Ferdinand Omanyala of Kenya celebrates after winning Heat 2 in the 100m men's race at the Stade de France, Saint-Denis, France on August 03, 2024.
In contrast, Simbine feels starting the season running 60m indoors has helped kick-start his outdoor 100m execution which has been nothing but spectacular, crowned by a gold medal for South Africa at the World Relays in Guangzhou in the 4x100m relay.
“We look at the indoors as part of my training, because there are some aspects of my race that I needed to work on,” Simbine explains.

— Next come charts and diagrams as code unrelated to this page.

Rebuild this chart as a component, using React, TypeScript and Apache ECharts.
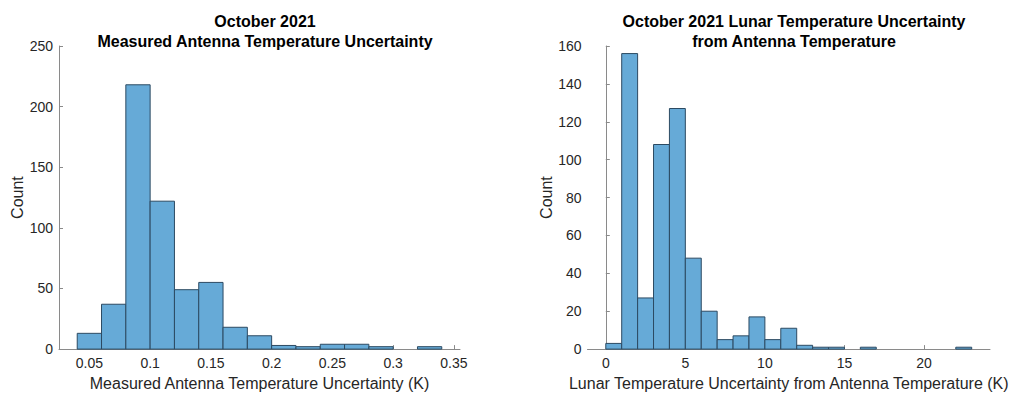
import React, { useEffect, useRef } from "react";
import * as echarts from "echarts";

// Measured antenna temperature uncertainty histogram (bin width 0.02 K)
const antennaBinEdges = [0.04, 0.06, 0.08, 0.1, 0.12, 0.14, 0.16, 0.18, 0.2, 0.22, 0.24, 0.26, 0.28, 0.3, 0.32, 0.34];
const antennaCounts = [13, 37, 218, 122, 49, 55, 18, 11, 3, 2, 4, 4, 2, 0, 2];
const antennaTicks = [0.05, 0.1, 0.15, 0.2, 0.25, 0.3, 0.35];

// Lunar temperature uncertainty histogram (bin width 1 K)
const lunarBinEdges = [0, 1, 2, 3, 4, 5, 6, 7, 8, 9, 10, 11, 12, 13, 14, 15, 16, 17, 18, 19, 20, 21, 22, 23];
const lunarCounts = [3, 156, 27, 108, 127, 48, 20, 5, 7, 17, 5, 11, 2, 1, 1, 0, 1, 0, 0, 0, 0, 0, 1];
const lunarTicks = [0, 5, 10, 15, 20];

const FACE = "#66aad7";
const EDGE = "#2c4a62";
const TEXT = "#262626";
const AXIS = "#8a8a8a";
const FONT = "'Liberation Sans', Arial, Helvetica, sans-serif";

function toBins(edges: number[], counts: number[]) {
  return counts.map((c, i) => [edges[i], edges[i + 1], c]);
}

function histRender(params: any, api: any) {
  const x0 = api.value(0);
  const x1 = api.value(1);
  const c = api.value(2);
  if (!c) return null;
  const top = api.coord([x0, c]);
  const base = api.coord([x1, 0]);
  return {
    type: "rect",
    shape: { x: top[0], y: top[1], width: base[0] - top[0], height: base[1] - top[1] },
    style: { fill: FACE, stroke: EDGE, lineWidth: 1 },
  };
}

function xAxisOf(gridIndex: number, min: number, max: number, ticks: number[], name: string) {
  return {
    type: "value",
    gridIndex,
    min,
    max,
    name,
    nameLocation: "middle",
    nameGap: 25,
    nameTextStyle: { fontSize: 16, color: TEXT, fontFamily: FONT },
    splitLine: { show: false },
    axisLine: { show: true, lineStyle: { color: AXIS, width: 1 } },
    axisTick: { show: true, inside: true, length: 4, customValues: ticks, lineStyle: { color: AXIS } },
    axisLabel: { customValues: ticks, fontSize: 14, color: TEXT, fontFamily: FONT, margin: 7 },
  };
}

function yAxisOf(gridIndex: number, max: number, interval: number) {
  return {
    type: "value",
    gridIndex,
    min: 0,
    max,
    interval,
    name: "Count",
    nameLocation: "middle",
    nameGap: 33,
    nameTextStyle: { fontSize: 16, color: TEXT, fontFamily: FONT },
    splitLine: { show: false },
    axisLine: { show: true, lineStyle: { color: AXIS, width: 1 } },
    axisTick: { show: true, inside: true, length: 4, lineStyle: { color: AXIS } },
    axisLabel: { fontSize: 14, color: TEXT, fontFamily: FONT, margin: 6 },
  };
}

export default function App() {
  const ref = useRef<HTMLDivElement>(null);

  useEffect(() => {
    if (!ref.current) return;
    const chart = echarts.init(ref.current, null, { renderer: "svg" });
    const titleStyle = { fontSize: 16, fontWeight: "bold", color: "#000", fontFamily: FONT, lineHeight: 20 };
    chart.setOption({
      animation: false,
      backgroundColor: "#fff",
      title: [
        {
          text: "October 2021\nMeasured Antenna Temperature Uncertainty",
          left: 260,
          top: 6,
          textAlign: "center",
          textStyle: titleStyle,
        },
        {
          text: "October 2021 Lunar Temperature Uncertainty\nfrom Antenna Temperature",
          left: 789,
          top: 6,
          textAlign: "center",
          textStyle: titleStyle,
        },
      ],
      grid: [
        { left: 59, top: 46, width: 401, height: 305 },
        { left: 587.5, top: 46, width: 402.5, height: 305 },
      ],
      xAxis: [
        xAxisOf(0, 0.025, 0.355, antennaTicks, "Measured Antenna Temperature Uncertainty (K)"),
        xAxisOf(1, -1.15, 24.15, lunarTicks, "Lunar Temperature Uncertainty from Antenna Temperature (K)"),
      ],
      yAxis: [yAxisOf(0, 250, 50), yAxisOf(1, 160, 20)],
      series: [
        {
          type: "custom",
          xAxisIndex: 0,
          yAxisIndex: 0,
          renderItem: histRender,
          encode: { x: [0, 1], y: 2 },
          data: toBins(antennaBinEdges, antennaCounts),
        },
        {
          type: "custom",
          xAxisIndex: 1,
          yAxisIndex: 1,
          renderItem: histRender,
          encode: { x: [0, 1], y: 2 },
          data: toBins(lunarBinEdges, lunarCounts),
        },
      ],
    });
    return () => chart.dispose();
  }, []);

  return (
    <div
      ref={ref}
      style={{ position: "fixed", left: 0, top: 0, width: 1016, height: 396, background: "#fff" }}
    />
  );
}
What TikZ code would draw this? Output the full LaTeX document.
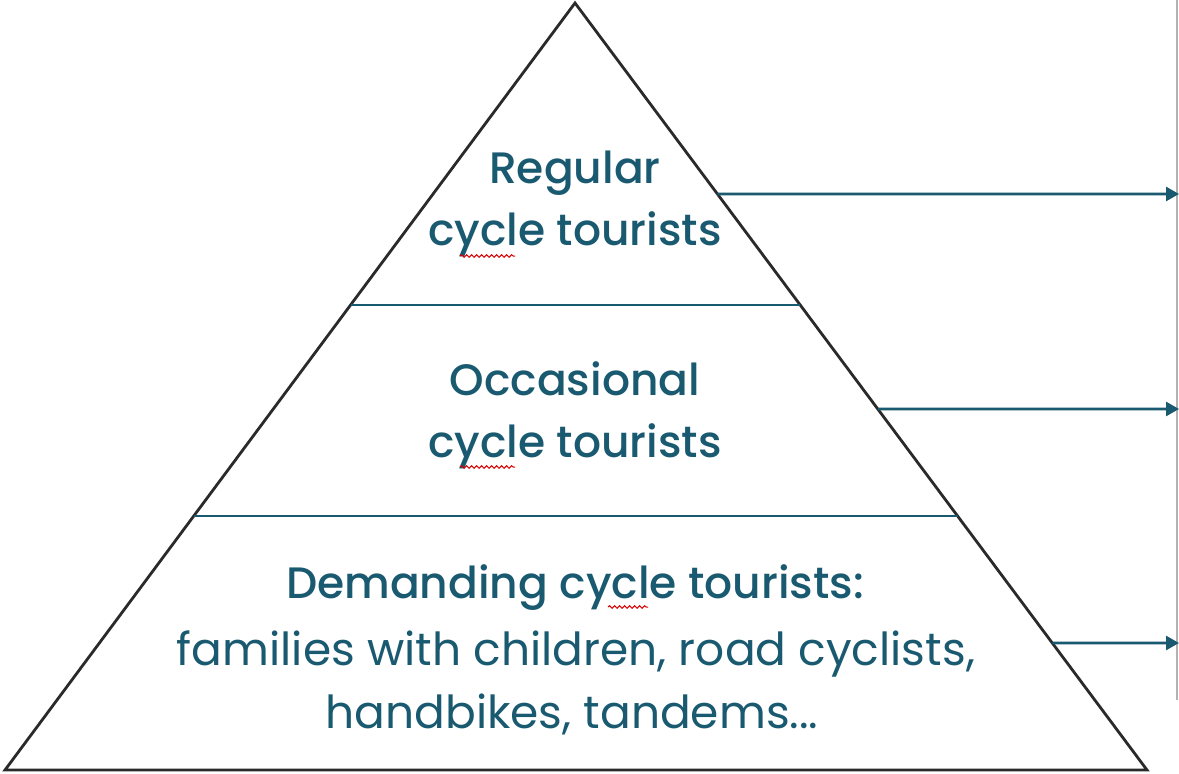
\documentclass[tikz,border=0pt]{standalone}
\usepackage{fontspec}
\setmainfont{Poppins}
\newfontfamily\medfont{Poppins Medium}
\usetikzlibrary{calc,arrows.meta,decorations.pathmorphing}
\definecolor{teal}{HTML}{1A5A70}
\definecolor{edge}{HTML}{2A2A2A}
\tikzset{
  title/.style={anchor=base,text=teal,font=\medfont\fontsize{44}{50}\selectfont,inner sep=0pt},
  body/.style={anchor=base,text=teal,font=\fontsize{45.5}{50}\selectfont,inner sep=0pt},
  divider/.style={draw=teal,line width=2pt},
  pointer/.style={draw=teal,line width=2.6pt,-{Triangle[length=13pt,width=14pt]}},
  squiggle/.style={draw=red!85!black,line width=1pt,decorate,decoration={snake,amplitude=1.3pt,segment length=5pt}}
}
\begin{document}
\begin{tikzpicture}[x=1pt,y=-1pt]
\useasboundingbox (0,0) rectangle (1179,774);
\fill[white] (0,0) rectangle (1179,774);
\draw[gray!60,line width=1.2pt] (1177,0) -- (1177,700);
\coordinate (apex) at (575,3);
\coordinate (bl) at (5,770);
\coordinate (br) at (1147,770);
\draw[edge,line width=2.8pt,line join=miter] (apex) -- (br) -- (bl) -- cycle;
% dividers
\coordinate (d1l) at ($(apex)!302/767!(bl)$);
\coordinate (d1r) at ($(apex)!302/767!(br)$);
\coordinate (d2l) at ($(apex)!513/767!(bl)$);
\coordinate (d2r) at ($(apex)!513/767!(br)$);
\draw[divider] (d1l) -- (d1r);
\draw[divider] (d2l) -- (d2r);
% arrows
\coordinate (a1s) at ($(apex)!191/767!(br)$);
\coordinate (a2s) at ($(apex)!406/767!(br)$);
\coordinate (a3s) at ($(apex)!640/767!(br)$);
\coordinate (a1e) at (1179,194);
\coordinate (a2e) at (1179,409);
\coordinate (a3e) at (1179,643);
\draw[pointer] (a1s) -- (a1e);
\draw[pointer] (a2s) -- (a2e);
\draw[pointer] (a3s) -- (a3e);
% texts
\node[title] (t1a) at (575,183) {Regular};
\node[title] (t1b) at (575,245) {cycle tourists};
\node[title] (t2a) at (575,395) {Occasional};
\node[title] (t2b) at (575,457) {cycle tourists};
\node[title] (t3a) at (575,598) {Demanding cycle tourists:};
\node[body] (t3b) at (576,665) {families with children, road cyclists,};
\node[body] (t3c) at (572,728) {handbikes, tandems...};
% spell-check marks
\draw[squiggle] (460,256) -- (515,256);
\draw[squiggle] (460,467) -- (515,467);
\draw[squiggle] (608,607) -- (648,607);
\end{tikzpicture}
\end{document}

“I need to work on these aspects when I’m in an actual race that’s why we started indoors. There is a benefit to that but, again, it makes the season longer.”
Rabat is the final meeting away from home for Omanyala ahead of next weekend’s Absa Kip Keino Classic at the Ulinzi Sports Complex.

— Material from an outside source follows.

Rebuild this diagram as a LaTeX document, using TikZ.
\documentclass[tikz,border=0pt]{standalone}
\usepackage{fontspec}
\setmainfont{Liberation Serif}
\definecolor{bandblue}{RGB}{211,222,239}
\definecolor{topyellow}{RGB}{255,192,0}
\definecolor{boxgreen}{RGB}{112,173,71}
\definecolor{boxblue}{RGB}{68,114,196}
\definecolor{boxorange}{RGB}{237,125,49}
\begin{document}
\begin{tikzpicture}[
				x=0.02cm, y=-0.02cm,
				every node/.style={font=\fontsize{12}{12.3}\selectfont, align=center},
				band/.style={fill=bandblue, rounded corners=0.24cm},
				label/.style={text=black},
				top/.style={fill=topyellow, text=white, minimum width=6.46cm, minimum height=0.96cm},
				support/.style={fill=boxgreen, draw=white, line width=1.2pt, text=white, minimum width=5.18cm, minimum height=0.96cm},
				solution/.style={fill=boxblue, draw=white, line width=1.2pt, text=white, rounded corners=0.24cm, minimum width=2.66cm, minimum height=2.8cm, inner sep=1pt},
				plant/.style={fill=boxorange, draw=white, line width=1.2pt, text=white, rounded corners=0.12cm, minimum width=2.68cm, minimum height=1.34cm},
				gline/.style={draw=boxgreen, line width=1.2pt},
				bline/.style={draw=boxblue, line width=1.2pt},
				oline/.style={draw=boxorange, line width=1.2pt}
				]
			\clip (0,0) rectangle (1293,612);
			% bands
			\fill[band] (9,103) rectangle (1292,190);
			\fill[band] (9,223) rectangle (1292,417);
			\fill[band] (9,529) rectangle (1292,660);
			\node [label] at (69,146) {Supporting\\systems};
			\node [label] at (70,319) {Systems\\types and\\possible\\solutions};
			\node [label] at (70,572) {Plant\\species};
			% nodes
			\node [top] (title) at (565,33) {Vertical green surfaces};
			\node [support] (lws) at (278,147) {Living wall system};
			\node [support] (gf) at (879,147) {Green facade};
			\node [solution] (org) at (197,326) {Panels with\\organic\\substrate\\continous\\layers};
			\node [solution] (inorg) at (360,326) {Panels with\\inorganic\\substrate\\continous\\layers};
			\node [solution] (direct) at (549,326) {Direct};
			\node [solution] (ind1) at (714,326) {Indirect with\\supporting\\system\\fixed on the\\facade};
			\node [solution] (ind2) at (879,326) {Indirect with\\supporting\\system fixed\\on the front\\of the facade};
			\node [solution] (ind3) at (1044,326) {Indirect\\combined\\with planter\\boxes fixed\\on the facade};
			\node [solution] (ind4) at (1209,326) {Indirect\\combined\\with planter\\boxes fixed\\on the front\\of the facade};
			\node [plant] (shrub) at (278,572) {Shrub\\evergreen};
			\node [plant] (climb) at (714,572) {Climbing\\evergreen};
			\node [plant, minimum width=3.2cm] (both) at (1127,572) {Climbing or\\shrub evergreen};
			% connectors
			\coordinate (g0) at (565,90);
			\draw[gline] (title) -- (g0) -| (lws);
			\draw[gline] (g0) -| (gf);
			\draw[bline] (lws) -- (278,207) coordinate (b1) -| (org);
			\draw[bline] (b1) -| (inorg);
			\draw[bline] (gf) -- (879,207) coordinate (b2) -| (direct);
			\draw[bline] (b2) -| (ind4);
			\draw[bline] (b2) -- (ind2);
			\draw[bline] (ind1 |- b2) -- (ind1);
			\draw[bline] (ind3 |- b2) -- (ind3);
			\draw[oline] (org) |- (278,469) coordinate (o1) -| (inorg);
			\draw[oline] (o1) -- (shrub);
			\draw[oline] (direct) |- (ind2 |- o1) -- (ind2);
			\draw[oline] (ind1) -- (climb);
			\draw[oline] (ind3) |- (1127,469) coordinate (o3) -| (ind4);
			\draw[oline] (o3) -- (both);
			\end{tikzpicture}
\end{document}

Bizarrely, it will be Omanyala’s first 100m at Ulinzi.
“I have only done a 400m at Ulinzi so I don’t know what to expect. I hope the Kip Keino Classic will be fine with the same quality of competition we had at Nyayo National Stadium and Kasarani in previous years. My best venue is Kasarani but we just hope that next week at Ulinzi will be fine.”
Omanyala tells his fans to rest easy because the first three big races of this season - in which he lost to Simbine - were mainly to work on various aspects of his race with the long season in mind.

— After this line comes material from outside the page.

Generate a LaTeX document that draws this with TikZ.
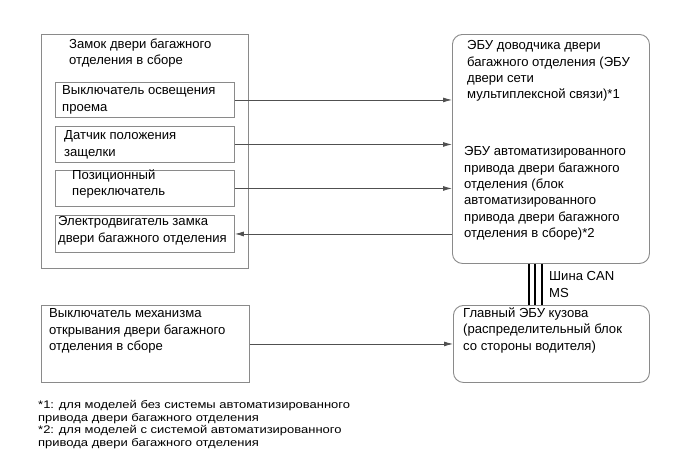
\documentclass[tikz,border=0pt]{standalone}
\usepackage{fontspec}
\setmainfont{Liberation Sans}
\newfontfamily\footfont[FakeStretch=1.18]{Liberation Sans}
\usetikzlibrary{arrows.meta}
\definecolor{boxgray}{HTML}{8A8A8A}
\definecolor{linecol}{HTML}{505050}
\begin{document}
\begin{tikzpicture}[x=1pt,y=-1pt,
  box/.style={draw=boxgray, line width=0.9pt, inner sep=0pt, anchor=north west},
  rbox/.style={box, rounded corners=10pt},
  lbl/.style={anchor=north west, align=left, inner sep=0pt, font=\fontsize{13.1}{16.3}\selectfont},
  foot/.style={anchor=north west, align=left, inner sep=0pt, font=\footfont\fontsize{11}{12.7}\selectfont},
  conn/.style={draw=linecol, line width=0.8pt, -{Latex[length=9pt,width=5pt]}},
  bus/.style={draw=black, line width=2.6pt}]
\useasboundingbox (0,0) rectangle (690,464);
\fill[white] (0,0) rectangle (690,464);
% boxes
\node[box, minimum width=207pt, minimum height=234pt] (lock) at (41,34) {};
\node[box, minimum width=179pt, minimum height=35pt] (b1) at (55,82) {};
\node[box, minimum width=179pt, minimum height=36pt] (b2) at (55,126) {};
\node[box, minimum width=179pt, minimum height=36pt] (b3) at (55,170) {};
\node[box, minimum width=179pt, minimum height=37pt] (b4) at (55,215) {};
\node[rbox, minimum width=197pt, minimum height=229pt] (r1) at (452,34) {};
\node[rbox, minimum width=196pt, minimum height=77pt] (r2) at (453,305) {};
\node[box, minimum width=208pt, minimum height=77pt] (ll) at (41,305) {};
% texts
\node[lbl] (lockT) at (69,38.5) {Замок двери багажного\\отделения в сборе};
\node[lbl] (b1T) at (62,85.5) {Выключатель освещения\\проема};
\node[lbl] (b2T) at (64,130.5) {Датчик положения\\защелки};
\node[lbl] (b3T) at (72,169.5) {Позиционный\\переключатель};
\node[lbl] (b4T) at (58,216.5) {Электродвигатель замка\\двери багажного отделения};
\node[lbl] (r1aT) at (467,40.5) {ЭБУ доводчика двери\\багажного отделения (ЭБУ\\двери сети\\мультиплексной связи)*1};
\node[lbl] (r1bT) at (464,146.5) {ЭБУ автоматизированного\\привода двери багажного\\отделения (блок\\автоматизированного\\привода двери багажного\\отделения в сборе)*2};
\node[lbl] (r2T) at (463,307.5) {Главный ЭБУ кузова\\(распределительный блок\\со стороны водителя)};
\node[lbl] (llT) at (49,308.5) {Выключатель механизма\\открывания двери багажного\\отделения в сборе};
\node[lbl] (canT) at (549,271.5) {Шина CAN\\MS};
\node[foot] (fn) at (38,400) {*1: для моделей без системы автоматизированного\\привода двери багажного отделения\\*2: для моделей с системой автоматизированного\\привода двери багажного отделения};
% connectors
\draw[conn] (b1.east) -- (b1.east -| r1.west);
\draw[conn] (b2.east) -- (b2.east -| r1.west);
\draw[conn] (b3.east) -- (b3.east -| r1.west);
\draw[conn] (b4.east -| r1.west) -- (b4.east);
\draw[conn] (ll.east) -- (ll.east -| r2.west);
\draw[bus] ([xshift=77pt]r1.south west) -- ([xshift=77pt]r1.south west |- r2.north);
\draw[bus] ([xshift=83pt]r1.south west) -- ([xshift=83pt]r1.south west |- r2.north);
\draw[bus] ([xshift=90pt]r1.south west) -- ([xshift=90pt]r1.south west |- r2.north);
\end{tikzpicture}
\end{document}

“We’ve been trying to make sure we get race model perfectly well. We wanted to do it at high level so that when we get to high level competition, it’s easier and you are just focusing on you, and not on your opponent.
“Going into this weekend here in Rabat, it’s the same goal -- to get into the rhythm of competition that we can continue building on.”
Besides Simbine, two-time Diamond League champion Fred Kerley, the “bad boy” of athletics is in the mix, alongside Olympic 200m champion Letsile Tebogo of Botswana.
But this doesn’t rattle Omanyala: “I’ve beaten everyone in this field before… I just ran an African record in the 150 metres (in Atlanta) so I’m coming in hot. But I don’t like talking about my competitors.
“It’s still early in the season and we don’t want to make the same mistake we made in Paris (Olympics) last year. Going into Paris we under-raced and so by the time we were getting into Paris for the Olympics, we were still getting into the rhythm.”
Also in Sunday's Rabat Diamond League meeting -- officially known as the Meeting International Mohammed VI - Kenya’s Olympic champions Beatrice Chebet, Emmanuel Wanyonyi, Botswana’s Letsile Tebogo, Femke Bol of the Netherlands and home star and two-time World and Olympic steeplechase champion Soufiane El Bakkali will be the main attractions alongside the men’s 100m field.
Dutchwoman Bol launches her season in the 400m hurdles while Tebogo will run his 200m specialty alongside the 100m while Wanyonyi has entered the 800m. Double Olympic champion Chebet will attack the 3,000m.